Drop the pictures from the entries below, then reproduce the rest exactly.

________________

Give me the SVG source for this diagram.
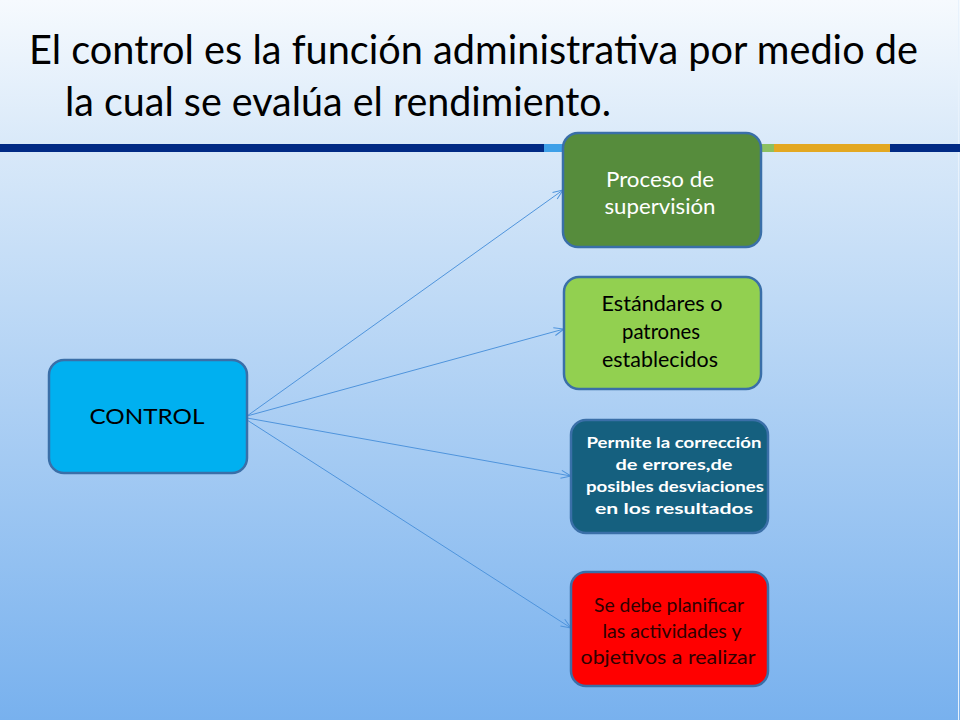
<svg xmlns="http://www.w3.org/2000/svg" width="960" height="720" viewBox="0 0 960 720">
<defs>
<linearGradient id="bg" x1="0" y1="0" x2="0" y2="1">
<stop offset="0" stop-color="#f6fafe"/>
<stop offset="0.2" stop-color="#d9e9f9"/>
<stop offset="1" stop-color="#78b1ee"/>
</linearGradient>
<marker id="arr" viewBox="0 0 12 10" refX="11" refY="5" markerWidth="12" markerHeight="10" markerUnits="userSpaceOnUse" orient="auto">
<path d="M1,1 L11,5 L1,9" fill="none" stroke="#4f94dc" stroke-width="1"/>
</marker>
<style>
.title{font-family:"Lato","Liberation Sans",sans-serif;font-size:40px;fill:#000}
.box{stroke:#3a6fa8;stroke-width:2.5}
.t{font-family:"Lato","Liberation Sans",sans-serif;text-anchor:middle}
.conn line{stroke:#4f94dc;stroke-width:1;fill:none}
</style>
</defs>
<rect width="960" height="720" fill="url(#bg)"/>
<line x1="958.5" y1="0" x2="958.5" y2="720" stroke="#e8f2fc" stroke-width="1"/>
<g id="stripe">
<rect x="0" y="144" width="544" height="8" fill="#002a85"/>
<rect x="544" y="144" width="20" height="8" fill="#3ea0e8"/>
<rect x="760" y="144" width="14" height="8" fill="#8cc060"/>
<rect x="774" y="144" width="116" height="8" fill="#e3a822"/>
<rect x="890" y="144" width="70" height="8" fill="#002a85"/>
</g>
<g id="title">
<text class="title" x="29" y="64" textLength="889" lengthAdjust="spacingAndGlyphs">El control es la función administrativa por medio de</text>
<text class="title" x="65" y="116" textLength="546" lengthAdjust="spacingAndGlyphs">la cual se evalúa el rendimiento.</text>
</g>
<g class="conn" id="connectors">
<line x1="247" y1="416" x2="563" y2="190" marker-end="url(#arr)"/>
<line x1="247" y1="416" x2="564" y2="329" marker-end="url(#arr)"/>
<line x1="247" y1="418" x2="571" y2="476" marker-end="url(#arr)"/>
<line x1="247" y1="420" x2="571" y2="628" marker-end="url(#arr)"/>
</g>
<g id="control">
<rect class="box" x="49" y="360" width="198" height="113" rx="15" fill="#00b0f0"/>
<text class="t" x="147" y="424" font-size="21" fill="#000" textLength="115" lengthAdjust="spacingAndGlyphs">CONTROL</text>
</g>
<g id="proceso">
<rect class="box" x="563" y="133" width="198" height="114" rx="15" fill="#568c3c"/>
<text class="t" x="660" y="187" font-size="21" fill="#fff" textLength="108" lengthAdjust="spacingAndGlyphs">Proceso de</text>
<text class="t" x="660" y="214" font-size="21" fill="#fff" textLength="111" lengthAdjust="spacingAndGlyphs">supervisión</text>
</g>
<g id="estandares">
<rect class="box" x="564" y="277" width="197" height="112" rx="15" fill="#92d050"/>
<text class="t" x="662" y="311" font-size="21" fill="#000" textLength="121" lengthAdjust="spacingAndGlyphs">Estándares o</text>
<text class="t" x="661" y="339" font-size="21" fill="#000" textLength="78" lengthAdjust="spacingAndGlyphs">patrones</text>
<text class="t" x="660" y="367" font-size="21" fill="#000" textLength="116" lengthAdjust="spacingAndGlyphs">establecidos</text>
</g>
<g id="permite">
<rect class="box" x="571" y="420" width="197" height="113" rx="15" fill="#15607f"/>
<text class="t" x="674" y="448" font-size="16" font-weight="bold" fill="#fff" textLength="175" lengthAdjust="spacingAndGlyphs">Permite la corrección</text>
<text class="t" x="674" y="470" font-size="16" font-weight="bold" fill="#fff" textLength="117" lengthAdjust="spacingAndGlyphs">de errores,de</text>
<text class="t" x="675" y="492" font-size="16" font-weight="bold" fill="#fff" textLength="178" lengthAdjust="spacingAndGlyphs">posibles desviaciones</text>
<text class="t" x="674" y="514" font-size="16" font-weight="bold" fill="#fff" textLength="158" lengthAdjust="spacingAndGlyphs">en los resultados</text>
</g>
<g id="planificar">
<rect class="box" x="571" y="572" width="197" height="114" rx="15" fill="#ff0000"/>
<text class="t" x="669" y="612" font-size="19" fill="#300000" textLength="150" lengthAdjust="spacingAndGlyphs">Se debe planificar</text>
<text class="t" x="672" y="638" font-size="19" fill="#300000" textLength="139" lengthAdjust="spacingAndGlyphs">las actividades y</text>
<text class="t" x="668" y="664" font-size="19" fill="#300000" textLength="175" lengthAdjust="spacingAndGlyphs">objetivos a realizar</text>
</g>
</svg>
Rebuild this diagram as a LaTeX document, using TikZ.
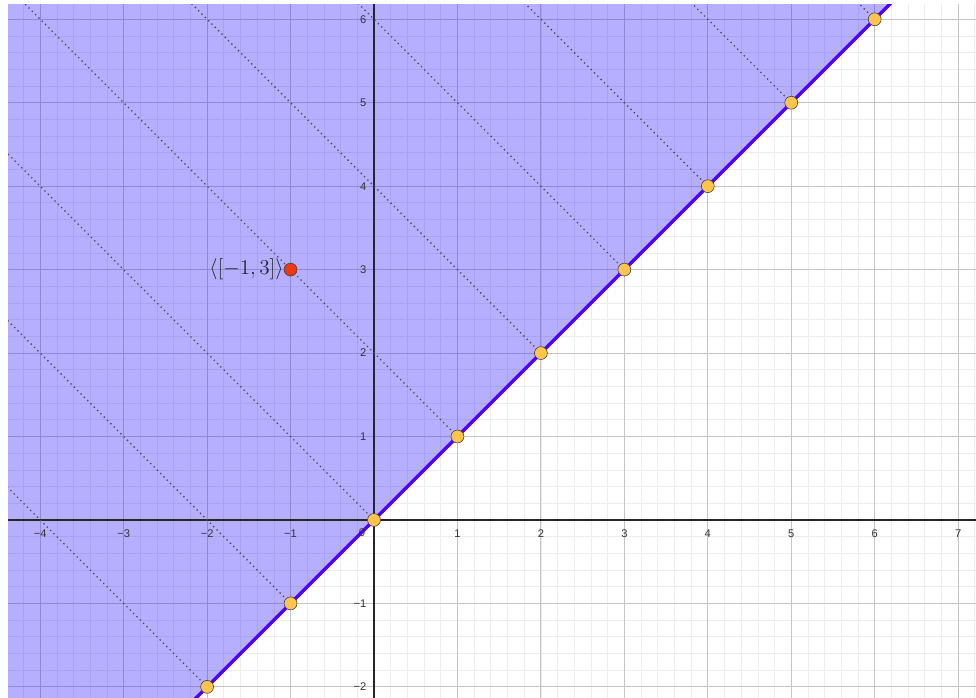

________________

## Result below
Give me the SVG source for this diagram.
<svg xmlns="http://www.w3.org/2000/svg" width="960" height="720" viewBox="0 0 960 720">
<defs>
<linearGradient id="bg" x1="0" y1="0" x2="0" y2="1">
<stop offset="0" stop-color="#f6fafe"/>
<stop offset="0.2" stop-color="#d9e9f9"/>
<stop offset="1" stop-color="#78b1ee"/>
</linearGradient>
<marker id="arr" viewBox="0 0 12 10" refX="11" refY="5" markerWidth="12" markerHeight="10" markerUnits="userSpaceOnUse" orient="auto">
<path d="M1,1 L11,5 L1,9" fill="none" stroke="#4f94dc" stroke-width="1"/>
</marker>
<style>
.title{font-family:"Lato","Liberation Sans",sans-serif;font-size:40px;fill:#000}
.box{stroke:#3a6fa8;stroke-width:2.5}
.t{font-family:"Lato","Liberation Sans",sans-serif;text-anchor:middle}
.conn line{stroke:#4f94dc;stroke-width:1;fill:none}
</style>
</defs>
<rect width="960" height="720" fill="url(#bg)"/>
<line x1="958.5" y1="0" x2="958.5" y2="720" stroke="#e8f2fc" stroke-width="1"/>
<g id="stripe">
<rect x="0" y="144" width="544" height="8" fill="#002a85"/>
<rect x="544" y="144" width="20" height="8" fill="#3ea0e8"/>
<rect x="760" y="144" width="14" height="8" fill="#8cc060"/>
<rect x="774" y="144" width="116" height="8" fill="#e3a822"/>
<rect x="890" y="144" width="70" height="8" fill="#002a85"/>
</g>
<g id="title">
<text class="title" x="29" y="64" textLength="889" lengthAdjust="spacingAndGlyphs">El control es la función administrativa por medio de</text>
<text class="title" x="65" y="116" textLength="546" lengthAdjust="spacingAndGlyphs">la cual se evalúa el rendimiento.</text>
</g>
<g class="conn" id="connectors">
<line x1="247" y1="416" x2="563" y2="190" marker-end="url(#arr)"/>
<line x1="247" y1="416" x2="564" y2="329" marker-end="url(#arr)"/>
<line x1="247" y1="418" x2="571" y2="476" marker-end="url(#arr)"/>
<line x1="247" y1="420" x2="571" y2="628" marker-end="url(#arr)"/>
</g>
<g id="control">
<rect class="box" x="49" y="360" width="198" height="113" rx="15" fill="#00b0f0"/>
<text class="t" x="147" y="424" font-size="21" fill="#000" textLength="115" lengthAdjust="spacingAndGlyphs">CONTROL</text>
</g>
<g id="proceso">
<rect class="box" x="563" y="133" width="198" height="114" rx="15" fill="#568c3c"/>
<text class="t" x="660" y="187" font-size="21" fill="#fff" textLength="108" lengthAdjust="spacingAndGlyphs">Proceso de</text>
<text class="t" x="660" y="214" font-size="21" fill="#fff" textLength="111" lengthAdjust="spacingAndGlyphs">supervisión</text>
</g>
<g id="estandares">
<rect class="box" x="564" y="277" width="197" height="112" rx="15" fill="#92d050"/>
<text class="t" x="662" y="311" font-size="21" fill="#000" textLength="121" lengthAdjust="spacingAndGlyphs">Estándares o</text>
<text class="t" x="661" y="339" font-size="21" fill="#000" textLength="78" lengthAdjust="spacingAndGlyphs">patrones</text>
<text class="t" x="660" y="367" font-size="21" fill="#000" textLength="116" lengthAdjust="spacingAndGlyphs">establecidos</text>
</g>
<g id="permite">
<rect class="box" x="571" y="420" width="197" height="113" rx="15" fill="#15607f"/>
<text class="t" x="674" y="448" font-size="16" font-weight="bold" fill="#fff" textLength="175" lengthAdjust="spacingAndGlyphs">Permite la corrección</text>
<text class="t" x="674" y="470" font-size="16" font-weight="bold" fill="#fff" textLength="117" lengthAdjust="spacingAndGlyphs">de errores,de</text>
<text class="t" x="675" y="492" font-size="16" font-weight="bold" fill="#fff" textLength="178" lengthAdjust="spacingAndGlyphs">posibles desviaciones</text>
<text class="t" x="674" y="514" font-size="16" font-weight="bold" fill="#fff" textLength="158" lengthAdjust="spacingAndGlyphs">en los resultados</text>
</g>
<g id="planificar">
<rect class="box" x="571" y="572" width="197" height="114" rx="15" fill="#ff0000"/>
<text class="t" x="669" y="612" font-size="19" fill="#300000" textLength="150" lengthAdjust="spacingAndGlyphs">Se debe planificar</text>
<text class="t" x="672" y="638" font-size="19" fill="#300000" textLength="139" lengthAdjust="spacingAndGlyphs">las actividades y</text>
<text class="t" x="668" y="664" font-size="19" fill="#300000" textLength="175" lengthAdjust="spacingAndGlyphs">objetivos a realizar</text>
</g>
</svg>
Rebuild this diagram as a LaTeX document, using TikZ.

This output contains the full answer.